The output suggest that the Cohen’s d estimate is a medium effect size. Cohen proposed a set of rules of thumb to interpret the d statistic: an effect size (in absolute value) of 0.2 to 0.3 might be a “small” effect, around 0.5 a “medium” effect and 0.8 to infinity, a “large” effect. However, keep in mind these rules are not absolute. In some fields of research and in relation to some problems the rules of thumb may be slightly different. You need, in professional practice, to be alert to those nuances by being familiar to the rules that other researchers use in your particular area of work.

How do we write our results up? We could say the following (and in case you are wondering, we covered last week how to obtain the standar errors using the psych package):

“On average, males have a lower score of fear of violent crime (M=-.27, SE=.01) than the female group (M=.33, SE=.02). Using an alpha level of 0.05, this difference was significant (t=-29.11, p=.000) and represented a medium-sized effect (Cohen’s d=-0.63).”

This is what you would write in your “Findings” section. In your “Conclusions” you would need to discuss what the theoretical or practical implications of this finding are; connecting it to existing theoretical debates. If your test had been insignificant (a p value greater than 0.05) then you would have to say so: “the difference was insignificant, thus, we failed to reject the null hypothesis”.

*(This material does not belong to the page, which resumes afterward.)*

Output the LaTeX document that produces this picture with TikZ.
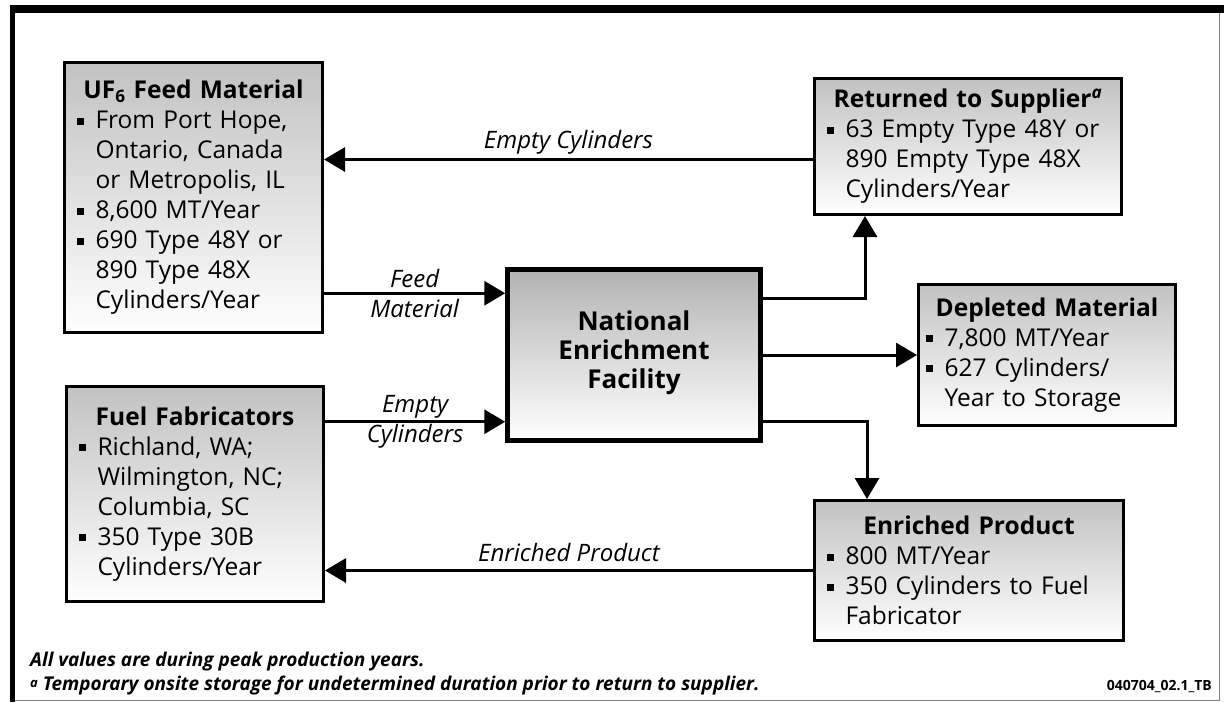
\documentclass[tikz,border=0pt]{standalone}
\usepackage{fontspec}
\setmainfont{Open Sans}
\usepackage{tikz}
\usetikzlibrary{positioning,arrows.meta,calc}
\setlength{\parindent}{0pt}
\newcommand{\bul}{\makebox[19pt][l]{\rule[4pt]{7pt}{7pt}}}
\newcommand{\ind}{\hspace*{19pt}}
\tikzset{
    x=1pt,
    y=-1pt,
    box/.style = {
        draw,
        shape=rectangle,
        line width=3pt,
        top color=black!24,
        bottom color=white,
        inner xsep=12pt,
        align=left,
        font=\fontsize{24.5}{30}\selectfont
    },
    hub/.style = {
        draw,
        shape=rectangle,
        line width=4.5pt,
        top color=black!30,
        bottom color=white,
        align=center,
        font=\fontsize{26}{29}\selectfont\bfseries
    },
    flow/.style = {
        draw,
        line width=3pt
    },
    flowlabel/.style = {
        font=\fontsize{24}{30}\selectfont\itshape,
        align=center
    },
    note/.style = {
        font=\fontsize{19}{20}\selectfont\bfseries\itshape,
        inner sep=0pt
    },
    >={Triangle[length=21pt,width=24pt]},
}

\begin{document}
\begin{tikzpicture}
                \useasboundingbox (0,0) rectangle (1224,702);
                % frame
                \draw[line width=8pt] (10,9) -- (1224,9);
                \draw[line width=5pt] (12.5,5) -- (12.5,702);
                \draw[gray, line width=1pt] (1219,13) -- (1219,700) -- (15,700);

                \node[box, minimum width=258pt, minimum height=270pt, text width=234pt] (feed) at (193.5,197.5) {%
                    {\centering\bfseries UF\textsubscript{6} Feed Material\par}
                    \bul From Port Hope,\\
                    \ind Ontario, Canada\\
                    \ind or Metropolis, IL\\
                    \bul 8,600 MT/Year\\
                    \bul 690 Type 48Y or\\
                    \ind 890 Type 48X\\
                    \ind Cylinders/Year};
                \node[box, minimum width=257pt, minimum height=215pt, text width=233pt] (fuel) at (195,494) {%
                    {\centering\bfseries Fuel Fabricators\par}
                    \bul Richland, WA;\\
                    \ind Wilmington, NC;\\
                    \ind Columbia, SC\\
                    \bul 350 Type 30B\\
                    \ind Cylinders/Year};
                \node[hub, minimum width=253pt, minimum height=171pt] (nef) at (634,355) {National\\Enrichment\\Facility\rule[-10pt]{0pt}{10pt}};
                \node[box, minimum width=307pt, minimum height=136pt, text width=283pt] (ret) at (968,146.5) {%
                    {\centering\bfseries Returned to Supplier\textsuperscript{\itshape a}\par}
                    \bul 63 Empty Type 48Y or\\
                    \ind 890 Empty Type 48X\\
                    \ind Cylinders/Year};
                \node[box, minimum width=257pt, minimum height=141pt, inner xsep=7pt, text width=243pt] (dep) at (1047,355) {%
                    {\centering\bfseries Depleted Material\par}
                    \bul 7,800 MT/Year\\
                    \bul 627 Cylinders/\\
                    \ind Year to Storage};
                \node[box, minimum width=309pt, minimum height=140pt, text width=285pt] (enr) at (969,570.5) {%
                    {\centering\bfseries Enriched Product\par}
                    \bul 800 MT/Year\\
                    \bul 350 Cylinders to Fuel\\
                    \ind Fabricator};

                \coordinate (in1) at ([yshift=-26pt]nef.north west);
                \coordinate (in2) at ([yshift=21pt]nef.south west);
                \coordinate (out1) at ([yshift=-31pt]nef.north east);
                \coordinate (out3) at ([yshift=21pt]nef.south east);
                \coordinate (r1) at ([xshift=52pt]ret.south west);
                \coordinate (e1) at ([xshift=54pt]enr.north west);
                \coordinate (back1) at ([yshift=-13pt]ret.west);

                \path[flow, ->] (feed.east |- in1) -- (in1) node[flowlabel, midway] {Feed\\Material};
                \path[flow, ->] (fuel.east |- in2) -- (in2) node[flowlabel, midway] {Empty\\Cylinders};
                \path[flow, ->] (back1) -- (feed.east |- back1) node[flowlabel, midway, above] {Empty Cylinders};
                \path[flow, ->] (out1) -| (r1);
                \path[flow, ->] (nef.east) -- (dep.west |- nef.east);
                \path[flow, ->] (out3) -| (e1);
                \path[flow, ->] (enr.west) -- (fuel.east |- enr.west) node[flowlabel, midway, above=4pt] {Enriched Product};

                \node[note, anchor=base west] (allvals) at (30,666) {All values are during peak production years.};
                \node[note, anchor=base west] (fnote) at (30,690) {\raisebox{3pt}{\fontsize{13}{13}\selectfont a} Temporary onsite storage for undetermined duration prior to return to supplier.};
                \node[font=\fontsize{14}{14}\selectfont\bfseries, anchor=base east, inner sep=0pt] (figid) at (1212,690) {040704\_02.1\_TB};
\end{tikzpicture}
\end{document}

One important thing to remember is that when doing hypothesis testing there is always the possibility of error. Our statements are probabilistic. We could be rejecting the null hypothesis when we shouldn’t (false positive or Type I error), if we are using an alpha level of .05 this may happen 5% of the time, or we may fail to reject the null hypothesis when we should (false negative or Type II error).